ERIK CHISHOLM (1904-1965): Violin Concerto, Dance Suite for Orchestra and Piano, from From the True Edge of the Great World: Song of the mavis, Ossianic lay and Port a beul (orch. Chisholm).

Catalogue Number: 10T003

Label: Hyperion

Reference: CDA 68208

Format: CD

Price: $18.98

Description: Chisholm was a fascinating enough figure when he was mainly known as a polymathic composer /pianist/organist/conductor/academic/tireless organiser and administrator; the man who brought Bartók, Hindemith, Casella, Sorabji, Medtner and others to depression-era Glasgow to perform their works. The more we hear of his music, though, the more he emerges as a highly original and first-rate composer in his own right. His idiom was tonal, though uniquely inflected by the modes of Indian and Scots traditional music. The half-hour, four-movement concerto is steeped in his fascination with Hindustani music, on which he became a considerable authority. The first movement is a mysterious passacaglia, in which the ground, and much of the accompanying material is based on Rāg Vasantee; however, the theme is 'telescoped' - contracted, then expanded - as the movement progresses, an ingenious structural device. A wildly celebratory dancelike scherzo, based on the same rāg, follows, then a sensuously expressive 'Aria', which uses an actual Indian melody. The finale is fugal, drawing on previous material - the multiple themes are a riotous whirlwind of multicultural celebration, somehow interlocking and co-existing with the utmost energetic enthusiasm. The Dance Suite is an earlier work, based on Chisholm's love of Scottish music and strongly indicative of how he came by the sometime sobriquet 'MacBartók'. The first movement is an athletic Highland reel, the second is based on Piobaireachd, the resonant 'great music' of the Highland bagpipes, and, in common with the original form, consists of variations.

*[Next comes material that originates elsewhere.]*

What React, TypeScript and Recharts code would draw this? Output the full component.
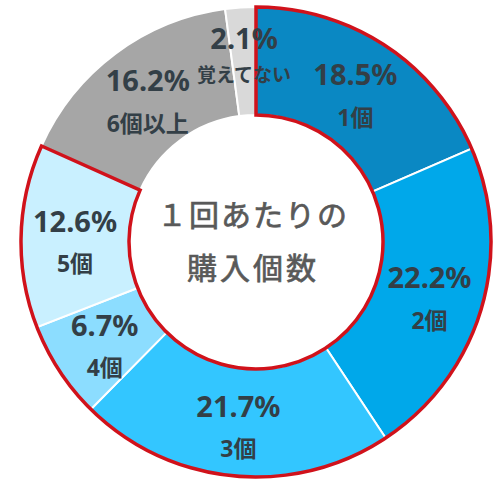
import { PieChart, Pie, Cell } from 'recharts';

const categories = ["1個", "2個", "3個", "4個", "5個", "6個以上", "覚えてない"];
const shares = [18.5, 22.2, 21.7, 6.7, 12.6, 16.2, 2.1];
const colors = ["#0a88c3", "#00a8ea", "#33c6ff", "#8cddff", "#c9f0ff", "#a6a6a6", "#d9d9d9"];
// 赤枠で囲むグループ（1個〜5個）
const groupSize = 5;
const titleLines = ["１回あたりの", "購入個数"];

const data = categories.map((name, i) => ({ name, value: shares[i] }));
const groupTotal = shares.slice(0, groupSize).reduce((a, b) => a + b, 0);
const groupRest = shares.slice(groupSize).reduce((a, b) => a + b, 0);
const outline = [{ name: "group", value: groupTotal }, { name: "rest", value: groupRest }];

const RAD = Math.PI / 180;
const labelColor = "#333f47";

function renderLabel(props: any) {
    const { cx, cy, midAngle, innerRadius, outerRadius, payload } = props;
    const r = (innerRadius + outerRadius) / 2;
    const x = cx + r * Math.cos(-midAngle * RAD);
    const y = cy + r * Math.sin(-midAngle * RAD);
    const small = payload.name.length > 4;
    return (
        <g>
            <text x={x} y={y + (small ? -24 : -17)} textAnchor="middle" dominantBaseline="central"
                fill={labelColor} fontSize={29} fontWeight="bold">
                {`${payload.value.toFixed(1)}%`}
            </text>
            <text x={x} y={y + (small ? 14 : 26)} textAnchor="middle" dominantBaseline="central"
                fill={labelColor} fontSize={small ? 19 : 23} fontWeight="bold">
                {payload.name}
            </text>
        </g>
    );
}

export default function App() {
    const cx = 251;
    const cy = 237;
    return (
        <div style={{ position: 'absolute', left: 0, top: 0, width: 503, height: 480, background: '#fff',
            fontFamily: "'Noto Sans', 'Noto Sans CJK JP', sans-serif" }}>
            <PieChart width={503} height={480}>
                <Pie
                    data={data}
                    dataKey="value"
                    cx={cx}
                    cy={cy}
                    innerRadius={127}
                    outerRadius={235}
                    startAngle={90}
                    endAngle={-270}
                    stroke="#ffffff"
                    strokeWidth={2}
                    label={renderLabel}
                    labelLine={false}
                    isAnimationActive={false}
                >
                    {data.map((d, i) => (
                        <Cell key={d.name} fill={colors[i]} />
                    ))}
                </Pie>
                <Pie
                    data={outline}
                    dataKey="value"
                    cx={cx}
                    cy={cy}
                    innerRadius={127}
                    outerRadius={235}
                    startAngle={90}
                    endAngle={-270}
                    isAnimationActive={false}
                    legendType="none"
                >
                    <Cell fill="none" stroke="#d0121b" strokeWidth={3.5} />
                    <Cell fill="none" stroke="none" />
                </Pie>
                <text x={cx + 2} y={213} textAnchor="middle" dominantBaseline="central" fill="#595959"
                    stroke="#595959" strokeWidth={0.7}
                    fontSize={30} letterSpacing={2}
                    fontFamily="'Noto Sans CJK JP', sans-serif">
                    {titleLines[0]}
                </text>
                <text x={cx + 2} y={266} textAnchor="middle" dominantBaseline="central" fill="#595959"
                    stroke="#595959" strokeWidth={0.7}
                    fontSize={30} letterSpacing={3}
                    fontFamily="'Noto Sans CJK JP', sans-serif">
                    {titleLines[1]}
                </text>
            </PieChart>
        </div>
    );
}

The third movement is a boisterous romp around a folk-like tune, and the finale a wildly energetic reel. The Preludes are the composer's delightfully inventive orchestrations of three piano works; a chirruping spring song; an incantatory archaic chant and a breathless reel. Matthew Trusler (violin), Danny Driver (piano), BBC Scottish Symphony Orchestra; Martyn Brabbins.